After my article about Male Privilege in Jiu Jitsu, some folks said they’d wished I’d “balanced” it by presenting ways in which women had privilege.

An aside about the term “privilege.” It’s not the “normal” meaning, just as “shrimp” and “roll” have very different meanings in jiu jitsu. Privilege is what people would call “normal.” In other words, dudes have a relatively “normal” experience in bjj.

I mention this because I CANNOT use the term “privilege” when discussing advantages for women in jiu jitsu. We do not have “female privilege” in jiu jitsu. Please don’t debate that with me or on this blog. Instead, please read further down about the actual subject matter – what advantages we have.

while men have what’s called male privilege that doesn’t mean that there must logically be a “female privilege” counterpart. This is because, although many strides towards equality have been made over the years, women as a class have not yet leveled the playing field, much less been put in a position of power and authority equivalent to that which grants institutional power to men as a class. –  FinallyFeminism101.

However, women can and do have advantages in their training that most men do not. I turned over to Jiu Jitsu Forums and asked the members what advantages they felt that women in our sport have. Feel free to add your own to this list. No, it doesn’t make the playing field “normal” or “balanced,” but it’s definitely not all “doom and gloom” as  one person called it.

1. Women can choose to be part of gender segregated events (classes, camps, seminars, open mats) without negative backlash from the jiu jitsu community.
2. For better or worse, women are more likely to be noticed or remembered by their instructors or teammates, even as a first day white belt.
3. Women generally have less pressure to spar or to compete than their male counterparts.
4. If a woman injures a male teammate she will generally take less negativity from teammates than if the opposite situation occurred.
5. Women are sometimes given discounts at jiu jitsu gyms.
6. Women are often sought out after by jiu jitsu gyms.
7. Women grapplers will often be sought after by other women grapplers, and there is often an instant comraderie based on the fact that they’re women in bjj.
8. Women are often given special treatment at their gyms when they start, some being exclusively paired with upper belts or not required to roll.
9. There is more room to make a name for themselves at higher levels because of the low number of women in the sport.

Seriously – is there anyone in jiu jitsu who does NOT know the name Kyra Gracie?

10. Tournament brackets are often a lot shallower. It’s not unusual to be one of only two or three in your bracket, so no matter how bad you suck, you can still medal. (10 black belt women competed in Abu Dhabi as opposed to 44 men)
11. Women can visit a new club without fear of being “taught a lesson” because in general women grapplers are not seen as a threat the way a man might be.
12. Small and “regular sized” women who do make it to black belt will often be required to be more technical than their male counterparts because they cannot rely on strength to help them get the technique.
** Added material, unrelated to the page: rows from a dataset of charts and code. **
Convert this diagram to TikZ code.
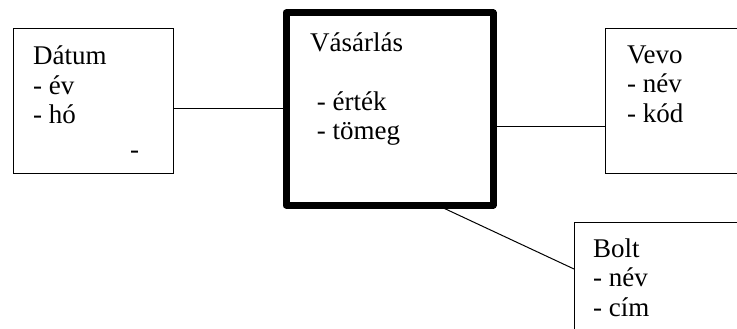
\documentclass[tikz,border=0pt]{standalone}
\usepackage{fontspec}
\setmainfont{Liberation Serif}
\usetikzlibrary{positioning}

\begin{document}
\begin{tikzpicture}[x=1pt,y=-1pt,
  entity/.style={draw,line width=1pt,inner sep=0pt,outer sep=0pt,anchor=north west},
  fact/.style={entity,line width=7pt,line join=round},
  attrs/.style={align=left,inner sep=0pt,anchor=base west},
  link/.style={line width=1pt},
  % font=\large,
  font=\fontsize{27}{29.5}\selectfont]
\useasboundingbox (0,0) rectangle (737,329);
\clip (0,0) rectangle (737,329);
\node (datum) [entity,minimum width=160pt,minimum height=144pt] at (13,29) {};
\node (vasarlas) [fact,minimum width=207pt,minimum height=192pt] at (286,13) {};
\node (vevo) [entity,minimum width=200pt,minimum height=144pt] at (605,29) {};
\node (bolt) [entity,minimum width=200pt,minimum height=200pt] at (574,222) {};
\node (datumtext) [attrs] at (33,124) {Dátum\\- év\\- hó};
\node (datumdash) [attrs] at (130,158) {-};
\node (vasarlastext) [attrs] at (310,139.5) {Vásárlás\\[29.5pt]\ - érték\\\ - tömeg};
\node (vevotext) [attrs] at (627,122) {Vevo\\- név\\- kód};
\node (bolttext) [attrs] at (593,316) {Bolt\\- név\\- cím};
\draw[link] (datum.east |- vasarlas.west) -- (vasarlas.west);
\draw[link] ([yshift=-17pt]vasarlas.east) -- ([yshift=-25pt]vevo.west);
\draw[link] ([xshift=47.5pt]vasarlas.south) -- ([yshift=53pt]bolt.west);
\end{tikzpicture}
\end{document}
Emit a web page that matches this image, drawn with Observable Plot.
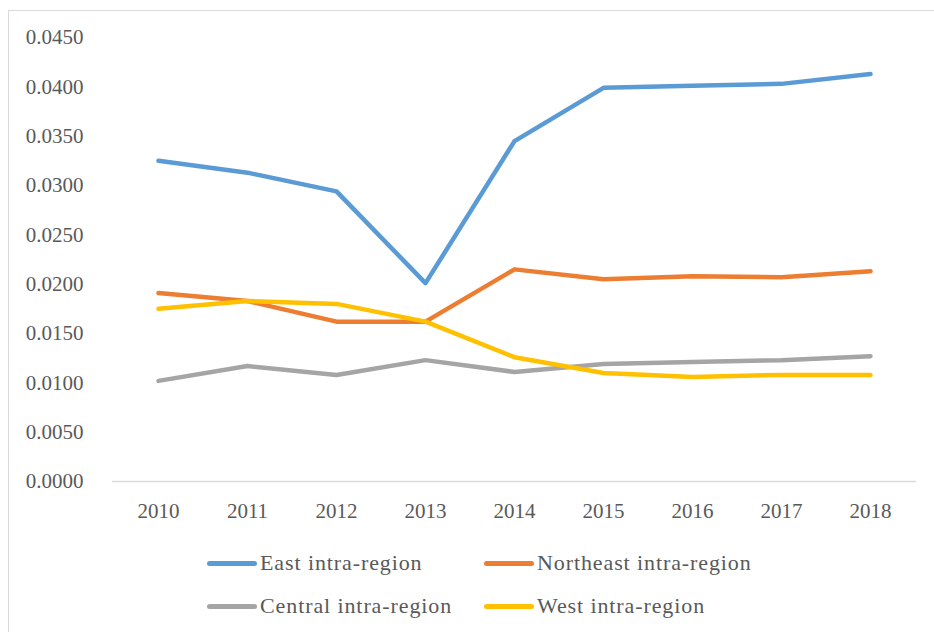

Although not all have specifically applied to me, many have. For example, from white belt all the way up to my current 3-stripe blue belt, I am usually paired with the highest ranked male. (This COULD also be due to my not speaking Korean, so I can’t be totally sure what the reason is). My gym used to give a discount to women. As a woman, I was NEVER a nameless white belt – I was always highly memorable.

"Hey Caio! Remember me? I was the white gal at that seminar in Korea!" "Sure do!"

“Hey Caio! Remember me? I was the white gal at that seminar in Korea!” “Sure do!”

I’m curious as to if there is anything you would add to this list, or which of these have you experienced (either you personally or someone at your gym). A reminder: although these are privileges that women have, please don’t debate if it should be considered “female privilege.” To be honest, I don’t really care if people think it should be called that or not, and that’s not what this article’s about.